Toutefois, en raison du fait que la décision-cadre ne peut avoir pour effet de modifier les droits fondamentaux tels que consacrés par la Charte des droits fondamentaux de l’Union et plus particulièrement son article 6 qui prévoit que toute personne a droit à la liberté et à la sûreté, l’article 12 de la décision-cadre doit être lu en conformité avec celui-ci. La Cour de justice rappelle qu’en vertu de l’article 52 de la Charte, les limitations à l’article 6 de la Charte doivent nécessairement être prévues par la loi, respecter le contenu essentiels des droits prévus à cet article, respecter le principe de proportionnalité c’est-à-dire être nécessaire et répondre à des objectifs d’intérêt général connus. De plus, aucune disposition de la Charte ne peut avoir pour effet de limiter ou de porter atteinte aux droits reconnus par la CEDH en vertu de l’article 53 de la Charte. Ainsi, la Cour de justice renvoie à un arrêt de la Cour européenne des droits de l’homme, selon lequel lors d’une procédure d’extradition, la détention cesse d’être justifiée lorsque cette procédure n’est pas menée avec la diligence requise (CourEDH, Quinn c. France, 22 mars 1995). La Cour de justice en tire la conclusion qu’au terme de l’expiration des délais prévus à l’article 17 de la décision-cadre, le maintien de la détention ne pourra être conforme à l’article 6 de la Charte que si la procédure d’exécution du mandat d’arrêt a été menée avec suffisamment de diligence et ne présente pas un caractère excessif. La Cour de justice renvoie pour cet examen au juge national en précisant toutefois que la circonstance selon laquelle la période de détention excède les délais fixés à l’article 17 de la décision-cadre est pertinente pour cet examen, dans la mesure où ces délais sont en principe suffisants dans un système reposant sur le principe de reconnaissance mutuelle.

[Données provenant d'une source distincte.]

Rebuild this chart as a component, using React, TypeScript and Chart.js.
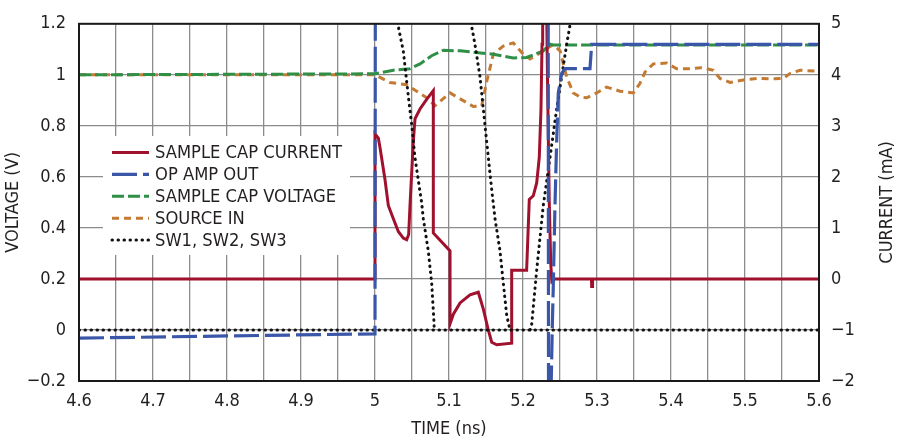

Ces précisions sont bienvenues. En effet, la possibilité de maintenir une personne en détention sans aucune garantie dans le cas d’une absence d’adoption d’une décision d’exécution dans les délais impartis aurait été excessive, d’autant plus qu’une remise en liberté automatique est prévue dans l’hypothèse où les autorités d’un Etat membre n’ont pas remis la personne en détention dans les délais impartis après l’adoption d’une décision d’exécution d’un mandat (article 23 de la décision-cadre).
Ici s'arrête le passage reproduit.